-- START LISTED ENTRIES --

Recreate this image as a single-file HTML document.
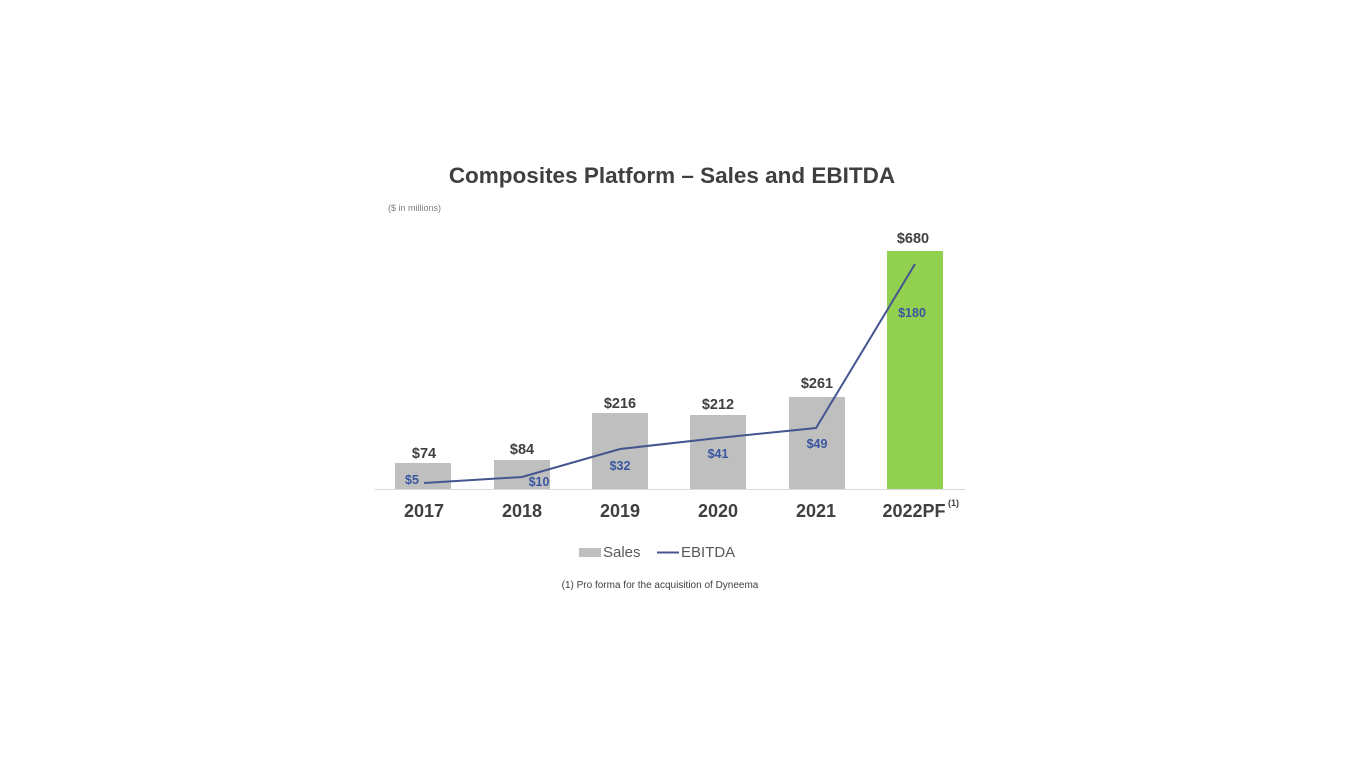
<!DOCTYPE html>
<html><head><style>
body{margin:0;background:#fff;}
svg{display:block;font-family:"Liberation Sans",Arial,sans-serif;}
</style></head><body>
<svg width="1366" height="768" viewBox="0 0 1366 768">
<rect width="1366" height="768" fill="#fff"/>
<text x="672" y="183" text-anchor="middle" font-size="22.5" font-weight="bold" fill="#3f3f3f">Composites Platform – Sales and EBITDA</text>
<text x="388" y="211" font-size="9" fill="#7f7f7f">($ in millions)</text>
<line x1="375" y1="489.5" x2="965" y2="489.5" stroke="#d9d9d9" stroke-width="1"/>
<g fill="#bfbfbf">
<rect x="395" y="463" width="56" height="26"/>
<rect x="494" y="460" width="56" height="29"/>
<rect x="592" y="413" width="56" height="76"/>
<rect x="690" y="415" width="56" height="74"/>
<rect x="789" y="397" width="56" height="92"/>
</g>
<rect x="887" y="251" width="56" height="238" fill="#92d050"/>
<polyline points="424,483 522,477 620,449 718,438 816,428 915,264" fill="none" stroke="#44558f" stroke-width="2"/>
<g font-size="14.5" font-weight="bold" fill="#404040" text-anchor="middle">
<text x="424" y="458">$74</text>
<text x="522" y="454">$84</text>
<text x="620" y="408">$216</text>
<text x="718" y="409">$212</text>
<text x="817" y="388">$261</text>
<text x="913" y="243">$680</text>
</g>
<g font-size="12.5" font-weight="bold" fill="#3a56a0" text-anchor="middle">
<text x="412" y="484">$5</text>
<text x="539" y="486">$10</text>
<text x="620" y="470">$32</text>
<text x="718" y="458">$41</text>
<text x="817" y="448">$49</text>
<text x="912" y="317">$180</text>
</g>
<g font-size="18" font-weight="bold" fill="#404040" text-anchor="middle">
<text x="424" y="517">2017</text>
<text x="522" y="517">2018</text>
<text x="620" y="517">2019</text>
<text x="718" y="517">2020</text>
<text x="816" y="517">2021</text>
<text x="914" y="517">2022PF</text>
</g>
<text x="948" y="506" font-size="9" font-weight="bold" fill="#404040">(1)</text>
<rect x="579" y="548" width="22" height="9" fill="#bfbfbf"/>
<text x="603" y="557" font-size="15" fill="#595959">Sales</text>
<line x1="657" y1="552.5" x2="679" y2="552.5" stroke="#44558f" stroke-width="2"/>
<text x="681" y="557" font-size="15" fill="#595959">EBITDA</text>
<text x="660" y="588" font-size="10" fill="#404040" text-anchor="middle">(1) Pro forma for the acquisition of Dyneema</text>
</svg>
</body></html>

-- END LISTED ENTRIES --
-- START LISTED ENTRIES --

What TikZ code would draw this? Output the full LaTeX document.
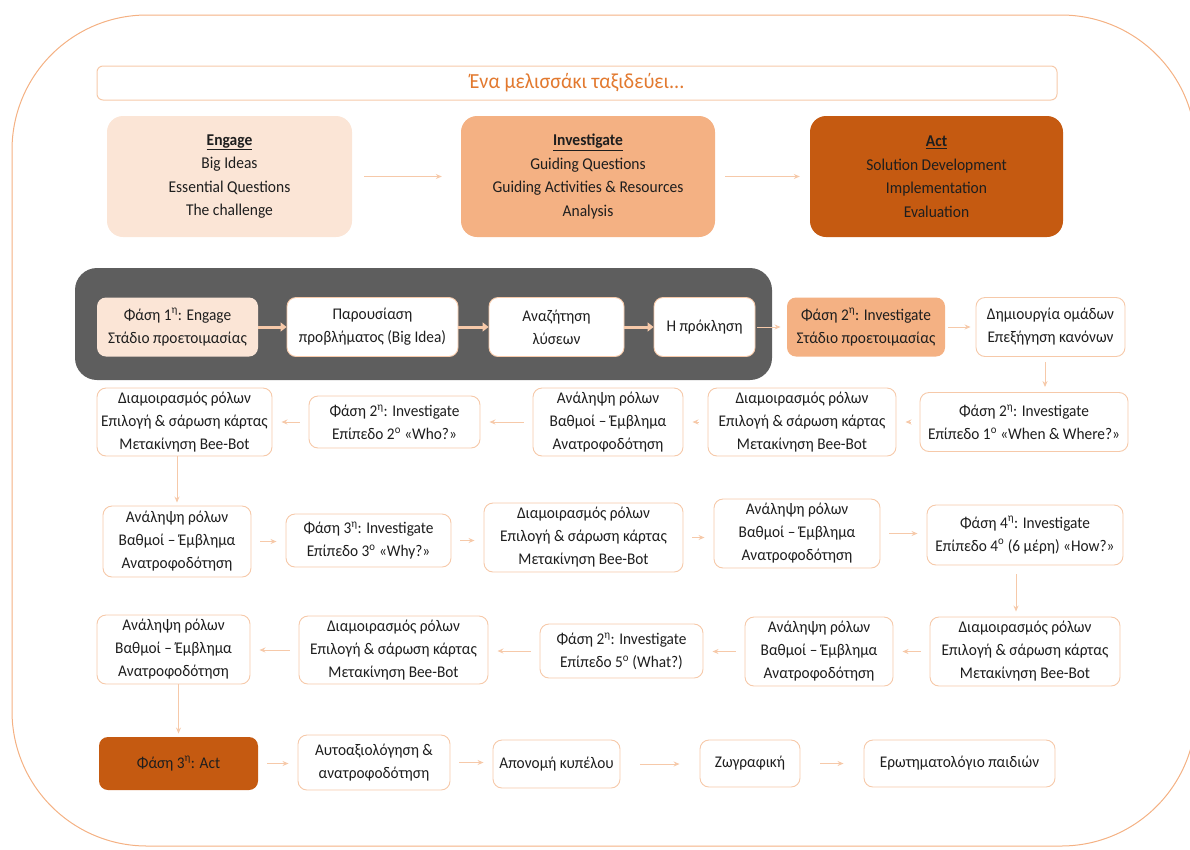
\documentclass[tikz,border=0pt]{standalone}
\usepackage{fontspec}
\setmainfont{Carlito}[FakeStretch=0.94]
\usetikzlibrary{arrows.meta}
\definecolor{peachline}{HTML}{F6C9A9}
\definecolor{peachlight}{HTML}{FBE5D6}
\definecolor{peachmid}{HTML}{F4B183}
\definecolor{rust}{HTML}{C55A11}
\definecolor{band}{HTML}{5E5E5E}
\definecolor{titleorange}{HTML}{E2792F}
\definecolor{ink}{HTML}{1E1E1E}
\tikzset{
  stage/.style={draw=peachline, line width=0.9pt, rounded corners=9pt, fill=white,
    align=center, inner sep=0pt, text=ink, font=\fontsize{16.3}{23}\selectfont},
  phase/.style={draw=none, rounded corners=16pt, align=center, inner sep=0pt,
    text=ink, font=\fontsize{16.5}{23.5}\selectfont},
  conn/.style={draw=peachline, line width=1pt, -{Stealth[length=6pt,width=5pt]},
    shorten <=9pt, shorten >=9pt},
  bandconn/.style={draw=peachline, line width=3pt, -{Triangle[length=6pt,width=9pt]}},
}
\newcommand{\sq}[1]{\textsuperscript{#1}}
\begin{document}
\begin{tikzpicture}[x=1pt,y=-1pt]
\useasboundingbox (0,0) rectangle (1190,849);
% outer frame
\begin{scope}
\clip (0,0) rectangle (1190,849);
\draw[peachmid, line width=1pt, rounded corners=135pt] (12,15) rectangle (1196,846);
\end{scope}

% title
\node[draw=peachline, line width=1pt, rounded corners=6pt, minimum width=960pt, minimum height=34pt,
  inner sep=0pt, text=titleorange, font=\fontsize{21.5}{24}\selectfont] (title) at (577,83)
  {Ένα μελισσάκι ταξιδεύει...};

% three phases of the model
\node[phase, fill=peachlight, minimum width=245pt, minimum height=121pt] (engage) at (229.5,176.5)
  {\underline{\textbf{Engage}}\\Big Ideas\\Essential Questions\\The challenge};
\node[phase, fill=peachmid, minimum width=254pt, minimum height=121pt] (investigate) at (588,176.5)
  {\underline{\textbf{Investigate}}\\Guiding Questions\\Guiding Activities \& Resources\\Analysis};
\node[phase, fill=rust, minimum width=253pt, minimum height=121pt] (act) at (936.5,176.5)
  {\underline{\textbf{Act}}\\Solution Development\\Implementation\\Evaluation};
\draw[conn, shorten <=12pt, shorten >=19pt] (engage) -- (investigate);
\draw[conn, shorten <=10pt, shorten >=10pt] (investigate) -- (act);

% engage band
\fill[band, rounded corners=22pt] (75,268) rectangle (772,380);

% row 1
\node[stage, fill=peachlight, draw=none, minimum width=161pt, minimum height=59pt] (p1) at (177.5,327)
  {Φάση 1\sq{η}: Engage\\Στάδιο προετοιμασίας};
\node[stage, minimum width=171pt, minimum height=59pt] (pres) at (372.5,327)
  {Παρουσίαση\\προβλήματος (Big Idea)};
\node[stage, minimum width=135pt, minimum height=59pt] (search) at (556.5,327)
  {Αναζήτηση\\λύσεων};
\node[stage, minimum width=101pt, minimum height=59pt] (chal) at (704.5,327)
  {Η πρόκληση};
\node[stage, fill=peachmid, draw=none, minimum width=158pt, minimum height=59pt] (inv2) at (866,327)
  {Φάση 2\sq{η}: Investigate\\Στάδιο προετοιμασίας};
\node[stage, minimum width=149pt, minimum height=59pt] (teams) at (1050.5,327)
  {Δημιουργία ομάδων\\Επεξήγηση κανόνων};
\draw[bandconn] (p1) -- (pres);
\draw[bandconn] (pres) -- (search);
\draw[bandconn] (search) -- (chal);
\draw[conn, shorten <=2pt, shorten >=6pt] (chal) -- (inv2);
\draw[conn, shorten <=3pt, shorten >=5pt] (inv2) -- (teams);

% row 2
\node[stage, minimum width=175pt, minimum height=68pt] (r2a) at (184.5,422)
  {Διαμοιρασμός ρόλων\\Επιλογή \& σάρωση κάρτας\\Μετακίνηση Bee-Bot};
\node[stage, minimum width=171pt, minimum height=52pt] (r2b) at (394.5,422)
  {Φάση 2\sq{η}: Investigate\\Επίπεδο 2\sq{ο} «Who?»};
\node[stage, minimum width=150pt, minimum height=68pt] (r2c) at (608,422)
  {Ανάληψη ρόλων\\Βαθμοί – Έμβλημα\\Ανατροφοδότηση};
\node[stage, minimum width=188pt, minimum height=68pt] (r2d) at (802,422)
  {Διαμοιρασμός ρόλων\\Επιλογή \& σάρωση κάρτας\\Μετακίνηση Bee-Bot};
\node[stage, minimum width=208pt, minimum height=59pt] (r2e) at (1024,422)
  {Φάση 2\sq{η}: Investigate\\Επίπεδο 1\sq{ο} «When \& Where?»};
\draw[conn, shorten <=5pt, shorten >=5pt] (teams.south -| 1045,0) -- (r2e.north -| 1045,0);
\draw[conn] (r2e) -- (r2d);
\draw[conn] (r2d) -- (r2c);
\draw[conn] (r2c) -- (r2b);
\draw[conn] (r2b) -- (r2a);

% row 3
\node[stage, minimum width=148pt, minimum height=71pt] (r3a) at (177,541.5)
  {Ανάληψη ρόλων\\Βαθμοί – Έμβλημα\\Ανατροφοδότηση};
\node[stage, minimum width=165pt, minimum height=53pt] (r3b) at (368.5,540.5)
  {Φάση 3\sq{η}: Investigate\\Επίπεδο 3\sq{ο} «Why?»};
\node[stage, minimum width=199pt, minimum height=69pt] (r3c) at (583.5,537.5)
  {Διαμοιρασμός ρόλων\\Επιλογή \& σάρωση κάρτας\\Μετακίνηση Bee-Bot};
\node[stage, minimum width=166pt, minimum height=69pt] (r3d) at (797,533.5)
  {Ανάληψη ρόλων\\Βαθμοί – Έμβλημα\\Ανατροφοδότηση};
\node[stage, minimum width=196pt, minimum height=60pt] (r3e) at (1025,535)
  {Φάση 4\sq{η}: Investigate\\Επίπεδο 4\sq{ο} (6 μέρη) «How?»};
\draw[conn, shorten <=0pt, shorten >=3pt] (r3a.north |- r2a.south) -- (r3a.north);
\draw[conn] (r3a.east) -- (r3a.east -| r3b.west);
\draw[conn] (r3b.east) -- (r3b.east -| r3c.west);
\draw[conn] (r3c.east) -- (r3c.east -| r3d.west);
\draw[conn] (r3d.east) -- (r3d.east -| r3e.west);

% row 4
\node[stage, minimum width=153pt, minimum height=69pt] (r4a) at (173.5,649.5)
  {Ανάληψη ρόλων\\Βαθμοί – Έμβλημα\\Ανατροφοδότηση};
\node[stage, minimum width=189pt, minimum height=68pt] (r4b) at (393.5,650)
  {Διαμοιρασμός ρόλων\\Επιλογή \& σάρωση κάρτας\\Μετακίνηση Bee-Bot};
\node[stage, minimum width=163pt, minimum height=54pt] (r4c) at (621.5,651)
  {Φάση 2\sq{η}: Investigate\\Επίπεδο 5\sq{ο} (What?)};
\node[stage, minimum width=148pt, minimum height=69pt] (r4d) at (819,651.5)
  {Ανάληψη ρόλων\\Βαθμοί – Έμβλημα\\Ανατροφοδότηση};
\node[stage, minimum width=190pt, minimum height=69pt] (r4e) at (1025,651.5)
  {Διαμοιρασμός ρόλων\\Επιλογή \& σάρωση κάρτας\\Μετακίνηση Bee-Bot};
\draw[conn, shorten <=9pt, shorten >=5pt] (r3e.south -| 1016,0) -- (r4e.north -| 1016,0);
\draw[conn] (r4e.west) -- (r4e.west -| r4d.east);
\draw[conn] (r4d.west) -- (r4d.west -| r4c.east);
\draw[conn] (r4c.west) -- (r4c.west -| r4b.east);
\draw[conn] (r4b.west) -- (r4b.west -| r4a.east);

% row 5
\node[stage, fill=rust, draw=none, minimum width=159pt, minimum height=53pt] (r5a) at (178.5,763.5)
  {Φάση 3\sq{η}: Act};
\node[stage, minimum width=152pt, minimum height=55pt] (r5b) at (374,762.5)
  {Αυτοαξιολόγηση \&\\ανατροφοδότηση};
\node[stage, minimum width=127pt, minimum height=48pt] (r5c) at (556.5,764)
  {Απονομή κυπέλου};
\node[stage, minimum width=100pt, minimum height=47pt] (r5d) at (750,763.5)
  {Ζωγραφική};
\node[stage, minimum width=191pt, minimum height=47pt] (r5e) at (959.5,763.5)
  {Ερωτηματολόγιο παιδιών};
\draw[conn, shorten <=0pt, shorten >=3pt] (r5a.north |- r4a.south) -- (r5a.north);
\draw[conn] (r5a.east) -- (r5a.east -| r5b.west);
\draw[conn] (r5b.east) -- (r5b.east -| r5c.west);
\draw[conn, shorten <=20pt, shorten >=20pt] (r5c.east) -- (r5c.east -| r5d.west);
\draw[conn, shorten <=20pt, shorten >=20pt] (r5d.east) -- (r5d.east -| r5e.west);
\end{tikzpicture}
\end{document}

-- END LISTED ENTRIES --

PROBLEM TO SOLVE: Find every line in the records that contains the word "What"; copy those lines.

TASK OUTPUT:
What TikZ code would draw this? Output the full LaTeX document.
  {Φάση 2\sq{η}: Investigate\\Επίπεδο 5\sq{ο} (What?)};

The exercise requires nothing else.